Entre temps, cette situation incertaine de l’ENSAD motive certains de ses enseignants, on le suppose car la documentation pour alimenter cette hypothèse est lacunaire, à créer une école, le CAT qui deviendra l’école Camondo, pour compléter la formation des étudiants de l’ENSAD.
(1) Les 2 tomes de L’histoire de l’Ecole nationale supérieure des arts décoratifs (1766-1941) et (1941-2010), disponibles à la bibliothèque de l’école Camondo, constituent la source bibliographique principale de cet article.
(2) Léon Deshairs, rédacteur en chef d’Art & décoration, conservateur de la bibliothèque de l’UCAD de 1904 à 1931, professeur en histoire de l’art à partir de 1920 puis directeur de l’ENSAD de 1931 à 1941. Deshairs est le théoricien (il signe un rapport intitulé Faut-il réformer l’Ecole des Arts Décoratifs ? écrit en 1937) de la mission de l’ENSAD, au carrefour entre art, architecture et industrie. Le mot Décorateur dans son rapport peut être remplacé par le mot Concepteur. Il conçoit la décoration comme la résolution de problèmes, à l’intersection entre démarches artistique et méthodique. Sa méthode consiste à ne pas séparer les disciplines, peinture, sculpture, création de modèles et architecture, toutes au service les unes des autres. Dans un rapport de 1944, il réaffirme que l’ENSAD n’est ni une école technique (concurrence de Boulle, Estienne) fondée sur l’apprentissage d’un métier, ni une école des beaux-arts, dans la mesure où elle ne perd pas de vue l’union de l’utile et du beau.
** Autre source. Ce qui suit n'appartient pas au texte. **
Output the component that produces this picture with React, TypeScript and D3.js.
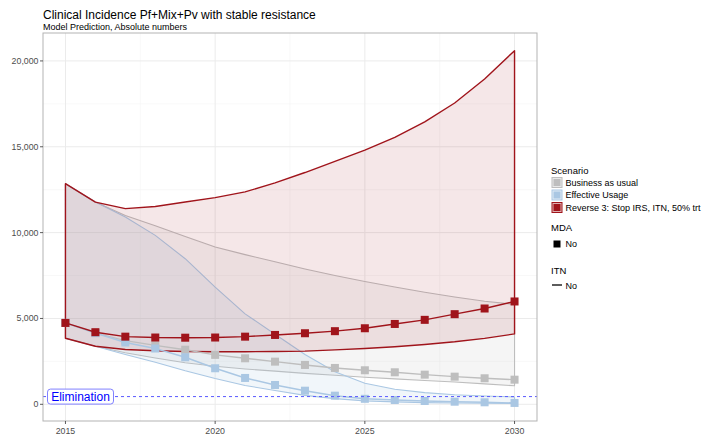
import React, { useEffect, useRef } from "react";
import * as d3 from "d3";

// Projection years
const years = [2015, 2016, 2017, 2018, 2019, 2020, 2021, 2022, 2023, 2024, 2025, 2026, 2027, 2028, 2029, 2030];

// Business as usual
const bauMedian = [4740, 4150, 3710, 3430, 3180, 2880, 2680, 2485, 2293, 2118, 1983, 1866, 1727, 1610, 1517, 1435];
const bauLower = [3850, 3380, 3000, 2700, 2420, 2220, 2060, 1930, 1800, 1690, 1580, 1480, 1390, 1300, 1190, 1080];
const bauUpper = [12850, 11780, 11000, 10400, 9780, 9160, 8720, 8300, 7880, 7500, 7150, 6830, 6530, 6250, 6000, 5820];

// Effective Usage
const effMedian = [4740, 4150, 3600, 3250, 2740, 2100, 1535, 1126, 793, 502, 320, 250, 192, 152, 117, 80];
const effLower = [3850, 3380, 2900, 2450, 1950, 1500, 1100, 800, 520, 330, 200, 140, 100, 80, 65, 55];
const effUpper = [12850, 11780, 10910, 9840, 8480, 6830, 5270, 4080, 2900, 1900, 1230, 880, 680, 560, 480, 430];

// Reverse 3: Stop IRS, ITN, 50% trt
const revMedian = [4740, 4200, 3940, 3890, 3880, 3890, 3940, 4040, 4140, 4260, 4430, 4680, 4920, 5250, 5580, 5990];
const revLower = [3850, 3380, 3190, 3120, 3080, 3060, 3060, 3080, 3100, 3170, 3250, 3350, 3480, 3640, 3840, 4100];
const revUpper = [12850, 11780, 11400, 11520, 11780, 12040, 12370, 12900, 13500, 14150, 14800, 15550, 16450, 17550, 18950, 20600];

const scenarioNames = ["Business as usual", "Effective Usage", "Reverse 3: Stop IRS, ITN, 50% trt"];
const scenarioColors = ["#bebebe", "#aac7e3", "#a0141b"];

const eliminationLevel = 450;
const yTicks = [0, 5000, 10000, 15000, 20000];
const yMinor = [2500, 7500, 12500, 17500];
const xTicks = [2015, 2020, 2025, 2030];
const xMinor = [2017.5, 2022.5, 2027.5];

const W = 721;
const H = 437;
const FONT = "'Liberation Sans', Arial, Helvetica, sans-serif";

export default function App() {
  const ref = useRef<SVGSVGElement | null>(null);

  useEffect(() => {
    const svg = d3.select(ref.current);
    svg.selectAll("*").remove();

    const panel = { left: 43, right: 537, top: 33, bottom: 421 };

    const scenarios = [
      { name: scenarioNames[0], color: scenarioColors[0], med: bauMedian, lo: bauLower, hi: bauUpper },
      { name: scenarioNames[1], color: scenarioColors[1], med: effMedian, lo: effLower, hi: effUpper },
      { name: scenarioNames[2], color: scenarioColors[2], med: revMedian, lo: revLower, hi: revUpper },
    ];

    const allVals = scenarios.flatMap((s) => [...s.med, ...s.lo, ...s.hi]);
    const vMin = d3.min(allVals) as number;
    const vMax = d3.max(allVals) as number;
    const pad = (vMax - vMin) * 0.05;
    const x = d3.scaleLinear().domain([2014.25, 2030.75]).range([panel.left, panel.right]);
    const y = d3.scaleLinear().domain([vMin - pad, vMax + pad]).range([panel.bottom, panel.top]);

    // Title
    svg.append("text").attr("x", 43).attr("y", 19).attr("font-family", FONT).attr("font-size", 12).attr("fill", "#000")
      .text("Clinical Incidence Pf+Mix+Pv with stable resistance");
    svg.append("text").attr("x", 43).attr("y", 30).attr("font-family", FONT).attr("font-size", 9).attr("fill", "#000")
      .text("Model Prediction, Absolute numbers");

    // Panel background + grid
    svg.append("rect").attr("x", panel.left).attr("y", panel.top)
      .attr("width", panel.right - panel.left).attr("height", panel.bottom - panel.top).attr("fill", "#fff");

    const grid = svg.append("g");
    yMinor.forEach((v) => grid.append("line").attr("x1", panel.left).attr("x2", panel.right)
      .attr("y1", y(v)).attr("y2", y(v)).attr("stroke", "#f4f4f4").attr("stroke-width", 0.6));
    xMinor.forEach((v) => grid.append("line").attr("y1", panel.top).attr("y2", panel.bottom)
      .attr("x1", x(v)).attr("x2", x(v)).attr("stroke", "#f4f4f4").attr("stroke-width", 0.6));
    yTicks.forEach((v) => grid.append("line").attr("x1", panel.left).attr("x2", panel.right)
      .attr("y1", y(v)).attr("y2", y(v)).attr("stroke", "#ebebeb").attr("stroke-width", 1));
    xTicks.forEach((v) => grid.append("line").attr("y1", panel.top).attr("y2", panel.bottom)
      .attr("x1", x(v)).attr("x2", x(v)).attr("stroke", "#ebebeb").attr("stroke-width", 1));

    // Ribbons (closed polygons)
    const poly = (s: typeof scenarios[0]) => {
      const pts: [number, number][] = [];
      years.forEach((yr, i) => pts.push([x(yr), y(s.hi[i])]));
      for (let i = years.length - 1; i >= 0; i--) pts.push([x(years[i]), y(s.lo[i])]);
      return "M" + pts.map((p) => p.join(",")).join("L") + "Z";
    };
    const fillAlpha = [0.15, 0.16, 0.1];
    const outlineW = [1.1, 1.1, 1.4];
    scenarios.forEach((s, k) => {
      svg.append("path").attr("d", poly(s)).attr("fill", s.color).attr("fill-opacity", fillAlpha[k])
        .attr("stroke", s.color).attr("stroke-width", outlineW[k]).attr("stroke-linejoin", "round");
    });

    // Median lines with square markers
    const line = d3.line<number>().x((_, i) => x(years[i])).y((v) => y(v));
    scenarios.forEach((s) => {
      svg.append("path").attr("d", line(s.med) as string).attr("fill", "none")
        .attr("stroke", s.color).attr("stroke-width", 1.4);
      const sz = 8;
      svg.append("g").selectAll("rect").data(s.med).enter().append("rect")
        .attr("x", (_, i) => x(years[i]) - sz / 2).attr("y", (v) => y(v) - sz / 2)
        .attr("width", sz).attr("height", sz).attr("fill", s.color);
    });

    // Elimination threshold
    svg.append("line").attr("x1", panel.left).attr("x2", panel.right)
      .attr("y1", y(eliminationLevel)).attr("y2", y(eliminationLevel))
      .attr("stroke", "#5a5aff").attr("stroke-width", 1).attr("stroke-dasharray", "3,3");
    const ey = y(eliminationLevel);
    svg.append("rect").attr("x", 47.5).attr("y", ey - 7.5).attr("width", 66).attr("height", 15)
      .attr("rx", 3).attr("fill", "#fff").attr("stroke", "#8080ff").attr("stroke-width", 1);
    svg.append("text").attr("x", 80.5).attr("y", ey + 4.2).attr("text-anchor", "middle")
      .attr("font-family", FONT).attr("font-size", 12).attr("fill", "#0000ff").text("Elimination");

    // Panel border
    svg.append("rect").attr("x", panel.left).attr("y", panel.top)
      .attr("width", panel.right - panel.left).attr("height", panel.bottom - panel.top)
      .attr("fill", "none").attr("stroke", "#b3b3b3").attr("stroke-width", 1);

    // Axes
    const fmt = d3.format(",");
    yTicks.forEach((v) => {
      svg.append("line").attr("x1", panel.left - 3).attr("x2", panel.left).attr("y1", y(v)).attr("y2", y(v))
        .attr("stroke", "#333").attr("stroke-width", 0.8);
      svg.append("text").attr("x", panel.left - 4.5).attr("y", y(v) + 3).attr("text-anchor", "end")
        .attr("font-family", FONT).attr("font-size", 8.8).attr("fill", "#4d4d4d").text(fmt(v));
    });
    xTicks.forEach((v) => {
      svg.append("line").attr("x1", x(v)).attr("x2", x(v)).attr("y1", panel.bottom).attr("y2", panel.bottom + 3)
        .attr("stroke", "#333").attr("stroke-width", 0.8);
      svg.append("text").attr("x", x(v)).attr("y", panel.bottom + 12.5).attr("text-anchor", "middle")
        .attr("font-family", FONT).attr("font-size", 8.8).attr("fill", "#4d4d4d").text(String(v));
    });

    // Legend
    const lg = svg.append("g").attr("font-family", FONT).attr("fill", "#000");
    const lx = 551;
    lg.append("text").attr("x", lx).attr("y", 174).attr("font-size", 9.5).text("Scenario");
    scenarios.forEach((s, k) => {
      const cy = 182.5 + k * 12.5;
      lg.append("rect").attr("x", lx + 1).attr("y", cy - 5).attr("width", 10).attr("height", 10)
        .attr("fill", s.color).attr("fill-opacity", 0.35).attr("stroke", s.color).attr("stroke-width", 1);
      lg.append("rect").attr("x", lx + 2.5).attr("y", cy - 3.5).attr("width", 7).attr("height", 7).attr("fill", s.color);
      lg.append("text").attr("x", lx + 14.5).attr("y", cy + 3.2).attr("font-size", 9).text(s.name);
    });
    lg.append("text").attr("x", lx).attr("y", 231).attr("font-size", 9.5).text("MDA");
    lg.append("rect").attr("x", lx + 2.5).attr("y", 240.5).attr("width", 7).attr("height", 7).attr("fill", "#000");
    lg.append("text").attr("x", lx + 14.5).attr("y", 247.3).attr("font-size", 9).text("No");
    lg.append("text").attr("x", lx).attr("y", 274).attr("font-size", 9.5).text("ITN");
    lg.append("line").attr("x1", lx + 1).attr("x2", lx + 11).attr("y1", 285).attr("y2", 285)
      .attr("stroke", "#333").attr("stroke-width", 1.6);
    lg.append("text").attr("x", lx + 14.5).attr("y", 288.5).attr("font-size", 9).text("No");
  }, []);

  return (
    <svg ref={ref} width={W} height={H} style={{ position: "absolute", left: 0, top: 0, background: "#fff" }} />
  );
}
(3) René Prou, figure centrale du projet école Camondo, est enseignant chef d’atelier d’art industriel à l’ENSAD à partir de 1935 et jusqu’à sa mort en 1947. Il est membre du Conseil d’administration de l’Union Centrale des Arts Décoratifs. Il dirige l’atelier Pomone du Bon Marché, où Etienne-Henri Martin, par ailleurs enseignant à l’école Boulle, est son collaborateur. Etienne-Henri Martin sera de la première équipe enseignante du CAT en 1944.